Natürlich gibt es für manche Menschen die letzte große Liebe. Davon berichte ich in meinem Kapitel "Liebe". Jeder weiß, dass im Alter neue Beziehungen möglich sind und stattfinden. Da gab es den Herrn Bender, 82, und die Frau Reich, 78. Das zärtlichste Liebespaar, das man sich nur vorstellen kann. Herr Bender hat jeden Morgen zwischen sechs und sieben Uhr bei Frau Reich angeklopft, er hat seiner Angebeteten eine Tasse herrlich heißen Kaffee gebracht.
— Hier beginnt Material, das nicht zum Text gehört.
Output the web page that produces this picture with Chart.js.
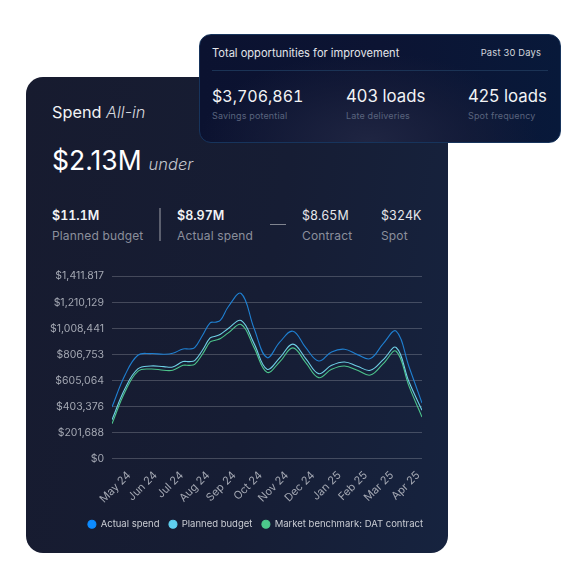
<!DOCTYPE html>
<html>
<head>
<meta charset="utf-8">
<script src="https://cdn.jsdelivr.net/npm/chart.js@4"></script>
<style>
  html, body { margin: 0; padding: 0; background: #fff; }
  body { width: 588px; height: 588px; position: relative; overflow: hidden; font-family: Inter, "Noto Sans", sans-serif; }
  .card { position: absolute; box-sizing: border-box; }
  #spend { left: 26px; top: 77px; width: 422px; height: 476px; border-radius: 17px;
    background: linear-gradient(100deg, #171b2f 0%, #161d34 55%, #16233f 100%); }
  #opps { left: 199px; top: 34px; width: 362px; height: 109px; border-radius: 12px; border: 1px solid #17345c;
    background: radial-gradient(ellipse 170px 90px at 47% 100%, #1f2542 0%, rgba(24,30,58,0.6) 60%, rgba(10,20,50,0) 100%), linear-gradient(90deg, #0b1230 0%, #0c1433 50%, #08193a 100%); }
  .t { position: absolute; white-space: nowrap; line-height: 1; }
  .t i { font-weight: 300; }
  .num { font-feature-settings: 'tnum'; }
  #chartBox { position: absolute; left: 20px; top: 260px; width: 468px; height: 279px; }
  .rule { position: absolute; }
</style>
</head>
<body>
<div class="card" id="spend"></div>
<div class="t" style="left:52px;top:104px;font-size:16.3px;color:#f2f3f5">Spend <i style="color:#d5d7dc">All-in</i></div>
<div class="t" style="left:52px;top:147px;font-size:26.5px;color:#fff">$2.13M<i style="font-size:16.5px;color:#c3c6cd;margin-left:7px">under</i></div>

<div class="t num" style="left:52px;top:210px;font-size:12.5px;font-weight:600;color:#f2f3f5">$11.1M</div>
<div class="t" style="left:52px;top:230px;font-size:12px;color:#8b8f9c;letter-spacing:.15px">Planned budget</div>
<div class="rule" style="left:159px;top:208px;width:2px;height:33px;background:#5b5f6e"></div>
<div class="t num" style="left:177px;top:210px;font-size:12.5px;font-weight:600;color:#f2f3f5">$8.97M</div>
<div class="t" style="left:177px;top:230px;font-size:12px;color:#8b8f9c;letter-spacing:.15px">Actual spend</div>
<div class="rule" style="left:270px;top:224px;width:16px;height:1px;background:#80848f"></div>
<div class="t num" style="left:302px;top:210px;font-size:12.4px;color:#e6e7ea">$8.65M</div>
<div class="t" style="left:302px;top:230px;font-size:12px;color:#8b8f9c;letter-spacing:.15px">Contract</div>
<div class="t num" style="left:381px;top:210px;font-size:12.4px;color:#e6e7ea">$324K</div>
<div class="t" style="left:381px;top:230px;font-size:12px;color:#8b8f9c;letter-spacing:.15px">Spot</div>

<div id="chartBox"><canvas id="spendChart" width="468" height="279"></canvas></div>

<div class="card" id="opps"></div>
<div class="t" style="left:212px;top:48px;font-size:11.1px;color:#e3e5ea">Total opportunities for improvement</div>
<div class="t" style="right:47px;top:48px;font-size:9.3px;color:#d5d8de;letter-spacing:.2px">Past 30 Days</div>
<div class="rule" style="left:212px;top:70px;width:336px;height:1px;background:#1b3355"></div>
<div class="t num" style="left:212px;top:88px;font-size:16px;color:#f2f3f5">$3,706,861</div>
<div class="t" style="left:346px;top:88px;font-size:16.8px;color:#f2f3f5">403 loads</div>
<div class="t" style="left:468px;top:88px;font-size:16.8px;color:#f2f3f5">425 loads</div>
<div class="t" style="left:212px;top:111px;font-size:9px;color:#5a647e;letter-spacing:.15px">Savings potential</div>
<div class="t" style="left:346px;top:111px;font-size:9px;color:#5a647e;letter-spacing:.15px">Late deliveries</div>
<div class="t" style="left:468px;top:111px;font-size:9px;color:#5a647e;letter-spacing:.15px">Spot frequency</div>

<script>
// Month labels on the x axis
const months = ['May 24', 'Jun 24', 'Jul 24', 'Aug 24', 'Sep 24', 'Oct 24', 'Nov 24', 'Dec 24', 'Jan 25', 'Feb 25', 'Mar 25', 'Apr 25'];

// Tick labels as printed (the top one really has a dot)
const yTickLabels = ['$0', '$201,688', '$403,376', '$605,064', '$806,753', '$1,008,441', '$1,210,129', '$1,411.817'];
const yStep = 201688;

// Where the values were read, in half-month steps (closer together round the Aug/Sep shoulders)
const samples = [0, 1, 2, 3, 4, 4.7, 5.5, 6, 6.4, 7, 7.6, 8, 8.4, 9, 10, 11, 12, 13, 14, 15, 16, 17, 18, 19, 20, 21, 22, 23, 24];

// Values
const actualSpend = [400000, 646000, 801000, 814000, 809000, 816000, 850000, 850000, 860000, 954000, 1052000, 1057000, 1072000, 1176000, 1279000, 1008000, 783000, 904000, 987000, 860000, 757000, 827000, 848000, 806000, 775000, 891000, 987000, 710000, 431000];
const plannedBudget = [302000, 542000, 695000, 718000, 713000, 710000, 752000, 752000, 760000, 840000, 935000, 948000, 964000, 1008000, 1070000, 891000, 693000, 783000, 887000, 775000, 659000, 723000, 749000, 716000, 685000, 767000, 861000, 594000, 375000];
const datBenchmark = [271000, 516000, 677000, 695000, 685000, 685000, 723000, 723000, 731000, 809000, 904000, 917000, 930000, 974000, 1039000, 860000, 669000, 752000, 858000, 744000, 628000, 692000, 718000, 685000, 648000, 736000, 832000, 560000, 323000];

const legendColors = ['#0d8bff', '#5fd0f0', '#4cc98c'];

const toPoints = arr => arr.map((v, i) => ({ x: samples[i], y: v }));

function lineSet(label, values, color) {
  return {
    label: label,
    data: toPoints(values),
    borderColor: color,
    backgroundColor: color,
    borderWidth: 1.1,
    pointRadius: 0,
    tension: 0.4
  };
}

// The legend keeps a padding on its right; the reference text runs up to the plot edge
const legendToEdge = {
  id: 'legendToEdge',
  afterLayout: chart => { chart.legend.right += 10.5; }
};

new Chart(document.getElementById('spendChart'), {
  type: 'line',
  plugins: [legendToEdge],
  data: {
    datasets: [
      lineSet('Actual spend', actualSpend, '#1f7fd0'),
      lineSet('Planned budget', plannedBudget, '#6fd0e6'),
      lineSet('Market benchmark: DAT contract', datBenchmark, '#4cc48c')
    ]
  },
  options: {
    responsive: false,
    animation: false,
    layout: { padding: { top: 16.3, right: 66, left: 0, bottom: 0 } },
    plugins: {
      tooltip: { enabled: false },
      legend: {
        position: 'bottom',
        align: 'end',
        labels: {
          usePointStyle: true,
          pointStyle: 'circle',
          pointStyleWidth: 8,
          boxHeight: 5.7,
          padding: 9.5,
          color: '#c9ccd3',
          font: { family: 'Inter', size: 9.5 },
          generateLabels: chart => Chart.defaults.plugins.legend.labels.generateLabels(chart).map((item, i) => {
            item.fillStyle = legendColors[i];
            item.strokeStyle = legendColors[i];
            return item;
          })
        }
      }
    },
    scales: {
      x: {
        type: 'linear',
        min: 0,
        max: 24,
        grid: { display: false },
        border: { display: false },
        afterBuildTicks: scale => {
          // labels sit a little off the sampling grid
          scale.ticks = months.map((m, i) => ({ value: i * 2.035 + 1.32 }));
        },
        afterFit: scale => { scale.height = 51.2; },
        ticks: {
          autoSkip: false,
          minRotation: 45,
          maxRotation: 45,
          padding: 2,
          color: '#a3a7b2',
          font: { family: 'Inter', size: 11 },
          callback: (value, index) => months[index]
        }
      },
      y: {
        min: 0,
        max: yStep * 7,
        grid: { color: 'rgba(255,255,255,0.2)', lineWidth: 1, drawTicks: false },
        border: { display: false },
        afterFit: scale => { scale.width = 92; },
        ticks: {
          stepSize: yStep,
          padding: 8,
          color: '#a3a7b2',
          font: { family: 'Inter', size: 10.5 },
          callback: (value, index) => yTickLabels[index]
        }
      }
    }
  }
});
</script>
</body>
</html>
Frau Reich lag in ihrem Bett, drehte an ihren Ringelchen und lächelte.
Ist in einem Pflegeheim Sex erlaubt?
Marcus Jogerst-Ratzka sagt: "Sexualität ist ein menschliches Grundbedürfnis. Einer Pflegefachperson kommt eine Rolle zu, die wichtig ist. Wir schaffen geschützte Räume und unterstützen beim Ausleben von Beziehung und Sexualität. Wir haben ein Auge darauf, dass sie den Beteiligten gut tut. Und wir schützen vor Übergriffigkeit. Dazu braucht es menschliche Eignung, Fachwissen und das Setzen von Grenzen."
Sie erwähnen die Scham von Bewohnern und Bewohnerinnen, wenn sich Urinflecken an der Kleidung abbilden oder eine Beckenregion gewaschen wird. Wie konnten Sie helfen?
Es war meine Arbeit zu helfen. Wir haben die Windeln gewechselt, manche haben sich weniger heftig, andere dagegen heftig gewehrt, weil sie es nicht mehr verstanden haben. Wenn jemand aggressiv ist und gar mit Windeln schmeißt, bringt Sprechen meist nicht mehr viel. Aber wir haben unsere Arbeit gemacht, man muss sie machen. Irgendjemand muss sie machen.
Wenn Sie demnächst ins Altenheim gehen, haben Sie ein Einzelzimmer. Macht das den Einzug leichter?
Demnächst gehe ich nicht ins Altenheim. Ich habe mich nur schon mal angemeldet dort, wo es nur Einzelzimmer gibt. Ich gehe erst ins Altenheim, wenn es wirklich nicht mehr anders geht.
Sie haben angekündigt, eine gute Bewohnerin sein zu wollen. Wie werden Sie das hinkriegen?
Das werde ich sehen. Falls ich einen Schlaganfall oder Hirnschlag kriege, kann ich nicht mehr bestimmen, wie ich sein werde. Wenn ich pflegebedürftig bin und wirr im Kopf, bin ich nicht mehr ich selbst.